I still have that pressure! There are still those people that
just can’t understand that you can be working with different forms
and doing well. …We’re living in this world that likes to
categorize everything and put everything in a box to make a product
of it. A product in that, “You should make these Meredith Monk
pieces that look the same every time, so that they sell easier.” I
mean, that’s the old capitalist mentality-modification of
everything. So, to me, why would I start working on a piece if I
knew what it was going to be, anyway? The only reason to work on it
is to be discovering things. …Discovery is the only reason for
suffering so much. I mean, being an artist is really hard! And it’s
like, the discovering is everything! There have been times where
I’ve had to question that, not about discovery, but, why is it so
hard when people say, “Well are you this or are you that?” And I
always say, “Well, I’m not really a noun at all, I’m a verb.” I do
this, I do that, I’m engaged in doing these things.

When you are putting things together in your compositions, do
parts come one after another, does a whole image come together…
does it all come together as one image before you create?

Each piece is different. It’s been very rare that I’ll get that
one image idea that just comes and there’s the whole structure.
…It’s really more in a way like mosaic, you have all of these
tiles and the tiles go in different places in the overall. It’s not
linear at all, it’s put together as nonlinear.

When I was reading about you and your different projects and
compositions, the one that really struck me and really stayed in my
mind is Juice. I wanted to know what that process was like,
and especially gathering everybody and setting something like that

At that time I was very interested in subverted notions of what
going to any kind of performance was like so I was working a lot
with how you subvert the time and space of a performance. That
means that, first of all, it was a piece that was going to have two
parts, and take place over a period of two months and the audience
got one ticket for three installments.

The first one was a site-specific piece there were around a
hundred people, so I was working with the architecture of the
Guggenheim, which became part of the structure of the piece in time
and space, or it was a source of the structure. I was working with
the acoustics really strongly because I had a chorus of about
eighty people singing in that space and it began to feel like the
building was alive. I had people running against the spirals so it
looked like the room was spinning. It was really like working with
that space or dialoguing with that space.

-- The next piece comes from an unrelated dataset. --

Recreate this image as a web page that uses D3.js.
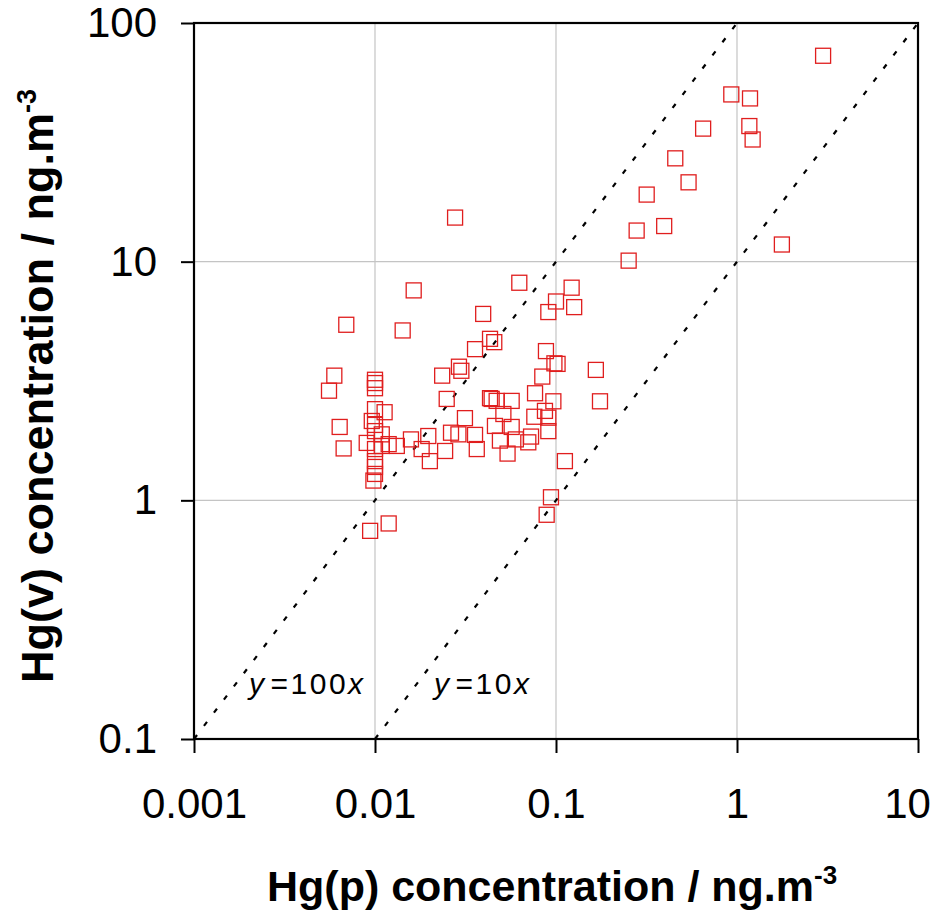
<!DOCTYPE html>
<html>
<head>
<meta charset="utf-8">
<script src="https://cdn.jsdelivr.net/npm/d3@7"></script>
<style>
  body { margin: 0; background: #fff; }
  text { font-family: "Liberation Sans", Arial, sans-serif; fill: #000; }
</style>
</head>
<body>
<div id="chart"></div>
<script>
var width = 945;
var height = 912;

// Hg(p) concentration (x) and Hg(v) concentration (y), ng.m-3
var hgP = [
  2.99, 0.93, 1.18, 1.17, 1.22, 0.65, 0.456, 0.54, 0.317, 0.279, 0.396, 0.252, 1.77, 0.0627, 0.0277,
  0.122, 0.100, 0.126, 0.0907, 0.088, 0.098, 0.102, 0.084, 0.166, 0.0766, 0.0967, 0.175, 0.0869, 0.0907,
  0.0759, 0.0728, 0.0907, 0.112, 0.0938, 0.0888,
  0.0396, 0.0432, 0.0456, 0.0357, 0.0291, 0.0300, 0.0235, 0.0249, 0.0432, 0.0441, 0.047, 0.0569,
  0.0314, 0.0512, 0.0197, 0.0263, 0.0289, 0.0357, 0.046, 0.049, 0.0569, 0.06, 0.0703, 0.0365, 0.054,
  0.0244, 0.0201, 0.0181, 0.0158, 0.0132, 0.0119, 0.0109, 0.0113,
  0.0100, 0.0100, 0.0100, 0.0100, 0.0096, 0.0100, 0.0100, 0.0090, 0.0100, 0.0100, 0.0100, 0.0100,
  0.0098, 0.0109, 0.0094, 0.0119,
  0.01636, 0.01422, 0.00694, 0.00596, 0.00557, 0.00638, 0.00671
];
var hgV = [
  72.9, 50.2, 48.3, 37.0, 32.5, 36.1, 27.1, 21.5, 19.1, 13.5, 14.1, 10.1, 11.8, 8.16, 15.3,
  7.78, 6.81, 6.45, 6.15, 4.22, 3.75, 3.73, 3.30, 3.52, 2.81, 2.60, 2.60, 2.37, 2.22,
  2.24, 1.85, 1.95, 1.46, 1.03, 0.87,
  6.04, 4.75, 4.60, 4.30, 3.63, 3.49, 3.33, 2.66, 2.68, 2.66, 2.61, 2.61,
  2.21, 2.30, 1.86, 1.92, 1.89, 1.88, 2.05, 1.78, 2.03, 1.80, 1.75, 1.64, 1.57,
  1.61, 1.46, 1.64, 1.80, 1.69, 1.72, 1.89, 2.34,
  3.20, 3.10, 2.95, 2.41, 2.15, 2.07, 1.95, 1.74, 1.64, 1.46, 1.38, 1.29,
  1.21, 1.69, 0.745, 0.80,
  7.58, 5.15, 5.44, 3.33, 2.88, 2.03, 1.65
];

var xTicks = [0.001, 0.01, 0.1, 1, 10];
var xTickLabels = ["0.001", "0.01", "0.1", "1", "10"];
var yTicks = [0.1, 1, 10, 100];
var yTickLabels = ["0.1", "1", "10", "100"];

// reference lines y = k * x
var lineFactors = [100, 10];
var lineLabels = ["100", "10"];

// plot box (note: "top" is taken by window.top)
var plotLeft = 194, plotRight = 918, plotTop = 23, plotBottom = 739;

var x = d3.scaleLog().domain([0.001, 10]).range([plotLeft, plotRight]);
var y = d3.scaleLog().domain([0.1, 100]).range([plotBottom, plotTop]);

var svg = d3.select("#chart")
  .append("svg")
  .attr("width", width)
  .attr("height", height);

// gridlines
svg.append("g")
  .selectAll("line")
  .data(xTicks.slice(1, -1))
  .enter()
  .append("line")
  .attr("x1", function(d) { return x(d); })
  .attr("x2", function(d) { return x(d); })
  .attr("y1", plotTop)
  .attr("y2", plotBottom)
  .style("stroke", "#c4c4c4")
  .style("stroke-width", 1.2);

svg.append("g")
  .selectAll("line")
  .data(yTicks.slice(1, -1))
  .enter()
  .append("line")
  .attr("x1", plotLeft)
  .attr("x2", plotRight)
  .attr("y1", function(d) { return y(d); })
  .attr("y2", function(d) { return y(d); })
  .style("stroke", "#c4c4c4")
  .style("stroke-width", 1.2);

// dotted reference lines
svg.append("g")
  .selectAll("line")
  .data(lineFactors)
  .enter()
  .append("line")
  .attr("x1", function(k) { return x(0.1 / k); })
  .attr("y1", y(0.1))
  .attr("x2", function(k) { return x(100 / k); })
  .attr("y2", y(100))
  .style("stroke", "#000")
  .style("stroke-width", 2.2)
  .style("stroke-dasharray", "5,11.5");

// labels of reference lines
var eq = svg.append("g")
  .selectAll("text")
  .data(lineFactors)
  .enter()
  .append("text")
  .attr("x", function(k, i) { return i == 0 ? 249 : 434; })
  .attr("y", 694)
  .style("font-size", "30px")
  .style("letter-spacing", "2.5px");
eq.append("tspan").style("font-style", "italic").text("y");
eq.append("tspan").attr("dx", 4).text(function(k, i) { return "=" + lineLabels[i]; });
eq.append("tspan").style("font-style", "italic").text("x");

// points
var points = hgP.map(function(d, i) { return [d, hgV[i]]; });
var s = 15;
svg.append("g")
  .selectAll("rect")
  .data(points)
  .enter()
  .append("rect")
  .attr("x", function(d) { return x(d[0]) - s / 2; })
  .attr("y", function(d) { return y(d[1]) - s / 2; })
  .attr("width", s)
  .attr("height", s)
  .style("fill", "none")
  .style("stroke", "#e01e1e")
  .style("stroke-width", 1.3);

// axes
var xAxis = d3.axisBottom(x)
  .tickValues(xTicks)
  .tickSize(14)
  .tickPadding(35)
  .tickFormat(function(d, i) { return xTickLabels[i]; });

var gx = svg.append("g")
  .attr("transform", "translate(0," + plotBottom + ")")
  .call(xAxis);

var yAxis = d3.axisLeft(y)
  .tickValues(yTicks)
  .tickSize(13)
  .tickPadding(24)
  .tickFormat(function(d, i) { return yTickLabels[i]; });

var gy = svg.append("g")
  .attr("transform", "translate(" + plotLeft + ",0)")
  .call(yAxis);

[gx, gy].forEach(function(g) {
  g.select(".domain").remove();
  g.selectAll(".tick line").style("stroke", "#000").style("stroke-width", 2);
  g.selectAll(".tick text")
    .style("font-family", "'Liberation Sans', Arial, sans-serif")
    .style("font-size", "42px")
    .style("fill", "#000");
});

// last x label is pulled in so it stays inside the picture
gx.selectAll(".tick text")
  .filter(function(d) { return d == 10; })
  .attr("dx", -11);

// frame
svg.append("rect")
  .attr("x", plotLeft)
  .attr("y", plotTop)
  .attr("width", plotRight - plotLeft)
  .attr("height", plotBottom - plotTop)
  .style("fill", "none")
  .style("stroke", "#000")
  .style("stroke-width", 2.2);

// axis titles
var xt = svg.append("text")
  .attr("x", 267)
  .attr("y", 901)
  .style("font-size", "43px")
  .style("font-weight", "bold")
  .text("Hg(p) concentration / ng.m");
xt.append("tspan")
  .attr("dy", -17)
  .style("font-size", "26px")
  .text("-3");

var yt = svg.append("text")
  .attr("transform", "rotate(-90)")
  .attr("x", -683)
  .attr("y", 53)
  .style("font-size", "45px")
  .style("font-weight", "bold")
  .text("Hg(v) concentration / ng.m");
yt.append("tspan")
  .attr("dy", -17)
  .style("font-size", "27px")
  .text("-3");
</script>
</body>
</html>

And then a month later you went to the Minor Latham Play House,
which is a very obviously kind of proscenium stage, but I really
worked with that rectangular thing in a very “Wakeup!” kind of way.
Not like, “Oh, I’m just going to the theatre and I don’t have to
think about it.” More like, “What is this frame?” “What is this
thing that we go to all the time and never think about it?” And
then the scale went down from a hundred people to twelve people in
that second piece and you came closer in on these main characters
that were painted red like I had these people that were painted red
from head to toe, so you became closer with these characters, and
in the Guggenheim they were only one little element.

Then the third part was a month after that it was in a gallery
and it was all the costumes, all the boots, and 85 jew’s harps and
it was like a garden of all these objects that were used in the
other two installments and you could see it really close up. And
then it was a video tape, of the four red people but shot really
close, so all you could see was the face and you got a little
closer into them, and yet there were no people in that, it was more
like an installation. So it was sort of like a fluid and flexible
idea of time and space. And then memory of what you saw before
altered what you saw in the present.

On February 14, Meredith Monk will be performing several of
her own compositions in the Concert Hall.